Un journaliste français emprisonné en Turquie pour "assistance à une organisation terroriste"

Le drapeau de la Turquie. Photo d'illustration - Flickr / alexeyklyukin
Un journaliste indépendant français a été placé en détention mardi par les autorités turques qui le soupçonnent d'activités "terroristes" en lien avec des combattants kurdes de Syrie, ont indiqué mercredi des sources judiciaires.
Loup Bureau, qui a notamment collaboré avec la chaîne française TV5 Monde et se présente sur Twitter comme un étudiant en journalisme, avait été interpellé la semaine dernière au poste-frontière de Habur, entre l'Irak et la Turquie.
Photos en compagnie des combattants kurdes syriens
Après avoir passé cinq jours en garde à vue, il a été incarcéré dans la ville de Sirnak, dans le sud-est à majorité kurde de la Turquie, selon les sources judiciaires. Sirnak est située dans la province du même nom, frontalière de l'Irak et de la Syrie.
Une source sécuritaire citée par l'agence progouvernementale Anadolu a affirmé que Loup Bureau avait été arrêté après que les autorités ont découvert qu'il détenait des photos le montrant en compagnie de combattants kurdes syriens des YPG. Le gouvernement turque considère cette milice comme une extension des séparatistes kurdes de Turquie (PKK).
Le jeune homme de 27 ans a alors été placé en détention pour "assistance présumée à une organisation terroriste". Les YPG et le PKK sont classés organisations "terroristes" par la Turquie, qui les combat militairement. Les Etats-Unis, pour leur part, soutiennent au contraire les YPG contre les jihadistes du groupe Etat islamique (EI).
"Quelque chose de courant en Turquie"
Loup Bureau a réalisé il y a trois ans un reportage auprès des YPG, dans le nord de la Syrie, diffusé par TV5 Monde. Le journaliste a publié la vidéo sur sa page personnelle sur le site de partage Vimeo.
"Nous suivons avec la plus grande attention la situation de notre compatriote détenu en Turquie et sommes en relation avec sa famille", a indiqué à l'AFP le ministère français des Affaires étrangères.
Interrogé par franceinfo, le responsable du bureau Europe de l'Est-Asie centrale de Reporters sans Frontières, Johann Bihr, s'est pour sa part exaspéré de cette situation:
"On lui reproche d’avoir essayé de faire son travail, d’avoir couvert la question kurde qui est une question majeure au Proche-Orient en ce moment", a-t-il lancé. "C’est malheureusement quelque chose de courant, voire de systématique en Turquie, d’être accusé de terrorisme, lorsque l’on s’attache à ce genre de sujets".

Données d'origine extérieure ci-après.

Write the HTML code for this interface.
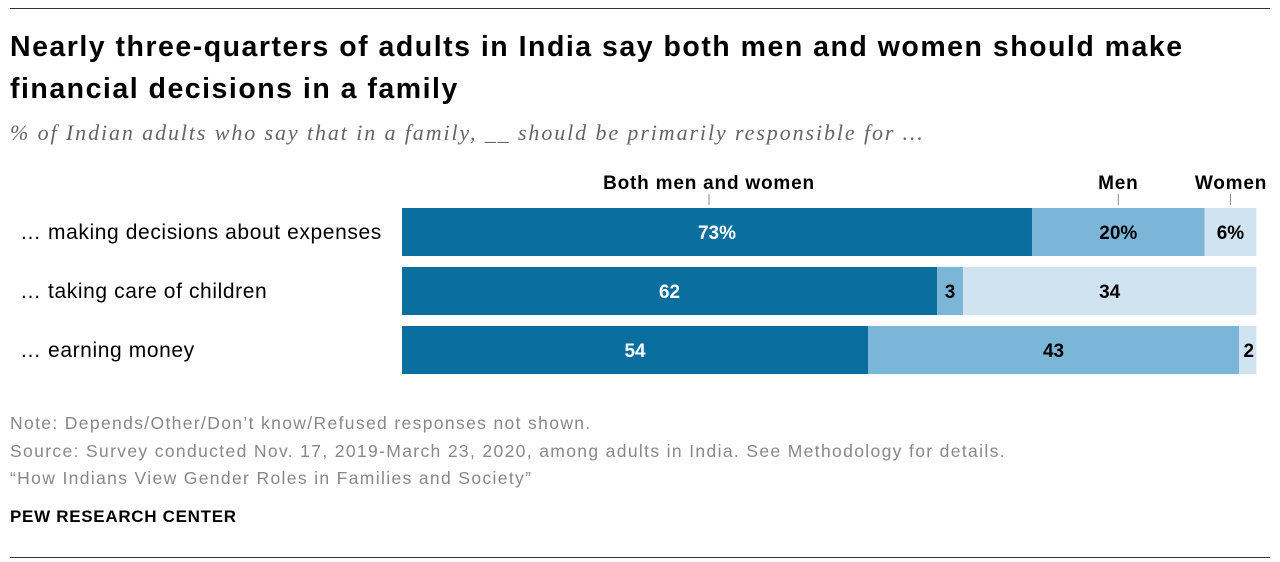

Une affaire similaire à celle de Mathias Depardon
Cette affaire rappelle le cas de Mathias Depardon, un photojournaliste français arrêté dans le sud-est de la Turquie en mai et expulsé après un mois de détention et une importante mobilisation. Les autorités turques le soupçonnaient d'avoir fait de la "propagande terroriste" pour le compte du PKK pour avoir diffusé sur les réseaux sociaux des photos prises au cours d'un reportage.

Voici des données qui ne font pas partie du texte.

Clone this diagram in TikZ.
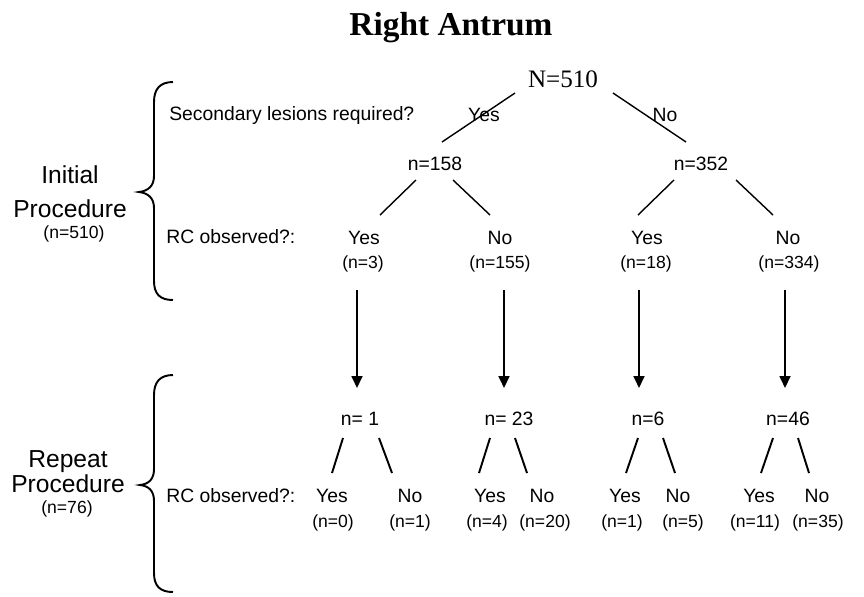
\documentclass[tikz,border=0pt]{standalone}
\usepackage{fontspec}
\setmainfont{Liberation Sans}
\newfontfamily\timesfont{Liberation Serif}
\usepackage{tikz}
\usetikzlibrary{arrows.meta, calc, positioning}

\tikzset{
	lbl/.style={anchor=base, inner sep=0pt, font=\fontsize{11}{13}\selectfont},
	cnt/.style={anchor=base, inner sep=0pt, font=\fontsize{10}{12}\selectfont},
	side/.style={anchor=base, inner sep=0pt, font=\fontsize{14}{16}\selectfont},
	branch/.style={line width=0.8pt},
	twig/.style={line width=1.1pt},
	down/.style={line width=1.1pt, -{Triangle[length=6.8pt, width=6.2pt]}},
	bracket/.style={line width=1.1pt}
}

\begin{document}
\begin{tikzpicture}[x=0.02cm, y=-0.02cm]
						\useasboundingbox (0,0) rectangle (864,596);

						\node[anchor=base, inner sep=0pt, font=\timesfont\bfseries\fontsize{19}{22}\selectfont] (title) at (451,35) {Right Antrum};
						\node[anchor=base, inner sep=0pt, font=\timesfont\fontsize{14.3}{16}\selectfont] (N0) at (563,87) {N=510};

						\node[lbl, anchor=base west] (q1) at (169,120) {Secondary lesions required?};
						\node[lbl] (yes0) at (484,121) {Yes};
						\node[lbl] (no0) at (665,121) {No};
						\node[lbl] (n158) at (435,170) {n=158};
						\node[lbl] (n352) at (701,170) {n=352};

						\node[lbl, anchor=base west] (q2) at (166,243) {RC observed?:};
						\node[lbl] (yes3) at (364,244) {Yes};
						\node[cnt] (c3) at (363,268) {(n=3)};
						\node[lbl] (no155) at (500,244) {No};
						\node[cnt] (c155) at (500,268) {(n=155)};
						\node[lbl] (yes18) at (647,244) {Yes};
						\node[cnt] (c18) at (646,268) {(n=18)};
						\node[lbl] (no334) at (788,244) {No};
						\node[cnt] (c334) at (789,268) {(n=334)};

						\draw[branch] ([shift={(-48,6)}]N0.base) -- ([shift={(7,-28)}]n158.base);
						\draw[branch] ([shift={(50,6)}]N0.base) -- ([shift={(-15,-28)}]n352.base);
						\draw[branch] ([shift={(-19,10)}]n158.base) -- ([shift={(16,-29)}]yes3.base);
						\draw[branch] ([shift={(18,10)}]n158.base) -- ([shift={(-10,-29)}]no155.base);
						\draw[branch] ([shift={(-27,10)}]n352.base) -- ([shift={(-9,-29)}]yes18.base);
						\draw[branch] ([shift={(35,10)}]n352.base) -- ([shift={(-15,-29)}]no334.base);

						\node[lbl] (m1) at (360,425) {n= 1};
						\node[lbl] (m23) at (509,425) {n= 23};
						\node[lbl] (m6) at (648,425) {n=6};
						\node[lbl] (m46) at (788,425) {n=46};

						\draw[down] ([shift={(-6,22)}]c3.base) -- ([shift={(-3,-37)}]m1.base);
						\draw[down] ([shift={(4,22)}]c155.base) -- ([shift={(-5,-37)}]m23.base);
						\draw[down] ([shift={(-7,22)}]c18.base) -- ([shift={(-9,-37)}]m6.base);
						\draw[down] ([shift={(-4,22)}]c334.base) -- ([shift={(-3,-37)}]m46.base);

						\node[lbl, anchor=base west] (q3) at (166,502) {RC observed?:};
						\node[lbl] (yes0b) at (332,502) {Yes};
						\node[cnt] (c0b) at (333,527) {(n=0)};
						\node[lbl] (no1b) at (410,502) {No};
						\node[cnt] (c1b) at (410,527) {(n=1)};
						\node[lbl] (yes4b) at (490,502) {Yes};
						\node[cnt] (c4b) at (487,527) {(n=4)};
						\node[lbl] (no20b) at (542,502) {No};
						\node[cnt] (c20b) at (545,527) {(n=20)};
						\node[lbl] (yes1b) at (625,502) {Yes};
						\node[cnt] (c1bb) at (622,527) {(n=1)};
						\node[lbl] (no5b) at (678,502) {No};
						\node[cnt] (c5b) at (683,527) {(n=5)};
						\node[lbl] (yes11b) at (759,502) {Yes};
						\node[cnt] (c11b) at (755,527) {(n=11)};
						\node[lbl] (no35b) at (817,502) {No};
						\node[cnt] (c35b) at (818,527) {(n=35)};

						\draw[twig] ([shift={(-17,13)}]m1.base) -- ([shift={(0,-29)}]yes0b.base);
						\draw[twig] ([shift={(19,13)}]m1.base) -- ([shift={(-18,-29)}]no1b.base);
						\draw[twig] ([shift={(-19,13)}]m23.base) -- ([shift={(-11,-29)}]yes4b.base);
						\draw[twig] ([shift={(6,13)}]m23.base) -- ([shift={(-15,-29)}]no20b.base);
						\draw[twig] ([shift={(-10,13)}]m6.base) -- ([shift={(1,-29)}]yes1b.base);
						\draw[twig] ([shift={(15,13)}]m6.base) -- ([shift={(-3,-29)}]no5b.base);
						\draw[twig] ([shift={(-15,13)}]m46.base) -- ([shift={(2,-29)}]yes11b.base);
						\draw[twig] ([shift={(10,13)}]m46.base) -- ([shift={(-8,-29)}]no35b.base);

						\node[side] (init1) at (70,183) {Initial};
						\node[side] (init2) at (70,217) {Procedure};
						\node[cnt] (init3) at (74,238) {(n=510)};
						\node[side] (rep1) at (68,467) {Repeat};
						\node[side] (rep2) at (68,492) {Procedure};
						\node[cnt] (rep3) at (67,513) {(n=76)};

						\draw[bracket] (173,82) .. controls (160,82) and (154,89) .. (154,102) -- (154,176) .. controls (154,186) and (148,191) .. (139,192) .. controls (148,193) and (154,198) .. (154,208) -- (154,281) .. controls (154,294) and (160,300) .. (173,300);
						\draw[bracket] (173,375) .. controls (160,375) and (154,382) .. (154,395) -- (154,469) .. controls (154,479) and (149,484) .. (140,485) .. controls (149,486) and (154,491) .. (154,501) -- (154,573) .. controls (154,586) and (160,592) .. (173,592);
					\end{tikzpicture}
\end{document}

Les organisations de défense de la liberté de la presse dénoncent des atteintes régulières à cette liberté de la part des autorités turques, notamment depuis la tentative de coup d'Etat du 15 juillet 2016. La Turquie occupe la 155e place sur 180 au classement 2017 de la liberté de la presse établi par Reporters sans Frontières.